England's Australian coach Eddie Jones had spoken all week of how vulnerable the All Blacks were as the hot favorites, despite describing them as the best team in sport.
"New Zealand is a god of rugby," Jones said in a comment translated from Japanese. He added, in English: "So we wanted to take it to them, show we could take the game to them. We wanted to put them on the back foot as much as we could."
Objective achieved. Jones strikes again.
Jones coached Australia to the 2003 final which ended in an extra-time loss to England — so far the Northern Hemisphere's only Rugby World Cup crown.
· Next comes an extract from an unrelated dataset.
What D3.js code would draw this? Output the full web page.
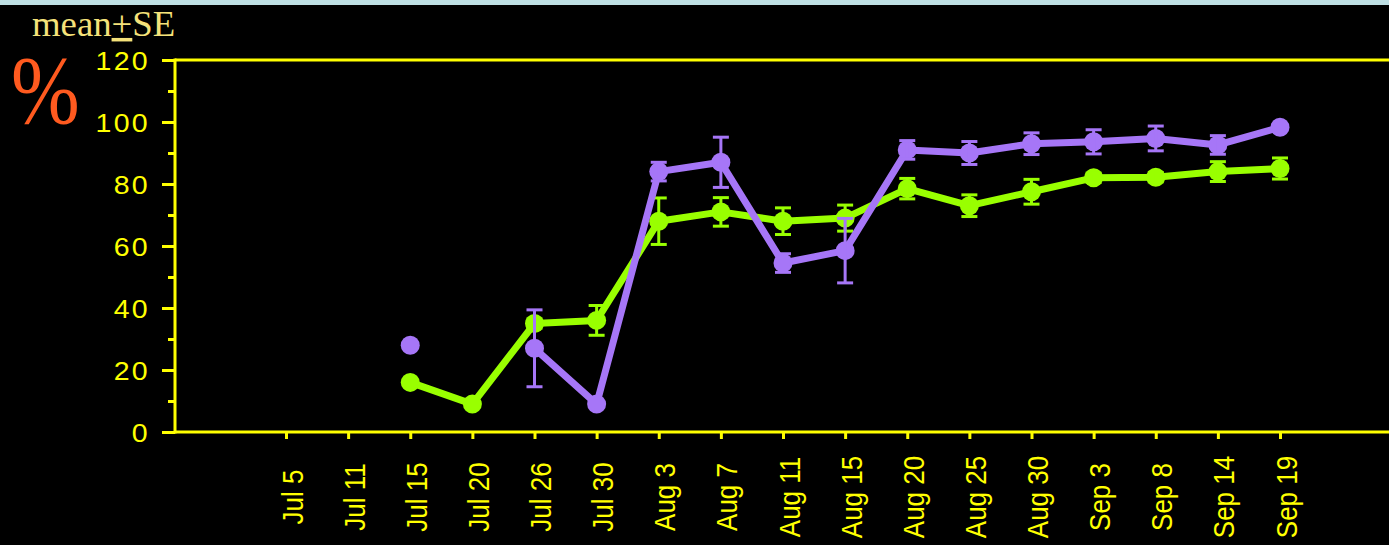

He was a consultant on South Africa's title win in 2007, sealed with a victory over England, guided Japan to a shocking win over South Africa at the 2015 World Cup pool stage and has now got England to the final.
"We've had 2 ½ years to prepare for it. They've had a week to prepare," Jones said, recalling how England targeted this game when the tournament draw was made. "We've been unconsciously preparing for this."
The plan doesn't stop there.
"We set out four years ago ... we wanted to be the best team in the world and we're not the best team in the world," Jones said. "But we've got an opportunity to play in a game where we could be and that's the only thing we're concerned with."
England will next play the winner of Sunday's semifinal between two-time champion South Africa and Wales. Four years ago, no northern teams reached the semis. After Saturday, teams from the north have at least a 50-50 shot of winning it.
The New Zealanders rallied from 15-0 down to win their last meeting against England 16-15, but this time England didn't give them a chance. And that included two tries disallowed by the Television Match Official.
"There's no shame in getting beaten by them," New Zealand coach Steve Hansen said, but "there's a lot of hurt." What hurt Hansen more was the suggestion that the All Blacks didn't turn up hungry to win. He invited a reporter to step outside the news conference room for daring to question his team's commitment.
England always led after Tuilagi's try, which Owen Farrell converted. Flyhalf George Ford kicked four penalties to keep the scoreboard pressure on.
New Zealand was overwhelmed in almost every aspect of the game, with even its try coming from an England mistake when hooker Jamie George overthrew at a lineout. Ardie Savea collected and dived over in the 57th minute.
England made fewer tackles — 145-161 — but made them count in a system sharpened by defense coach John Mitchell — an ex-All Blacks coach — and typified by flanker Sam Underhill's robust hits on Read and Jordie Barrett. New Zealand conceded more penalties (11-6) and turnovers.
The first of the disallowed tries was in the 25th, when the TMO ruled against Underhill's try because Tom Curry blocked two defenders when he crossed in front of a ball-playing Kyle Sinckler.
But Underhill earned a penalty that allowed Ford to make it 10-0 at halftime. It was only the second time New Zealand had been held scoreless in the first half of a World Cup game — the first was in a semifinal loss to Australia in 1991.
Scrumhalf Ben Youngs scurried over six minutes after the break, but again the TMO overruled, deciding that an England forward lost control of the ball in a maul before it was regathered by his teammate in front.
Another Ford penalty made it 13-0 before New Zealand finally scored, and suddenly there was six points in it.
An ominous end of that comeback came on the hour, though, when Underhill caught and tackled Jordie Barrett as New Zealand was launching a counterattack.
Two further penalties made the margin too big to overcome.
It's been a tough year for New Zealand teams against England, after the Cricket World Cup went to England on an unusual tiebreaker countback.
New Zealand will have to play off for bronze in what will be Hansen's last match in charge. And this loss to England will be tough to come back from.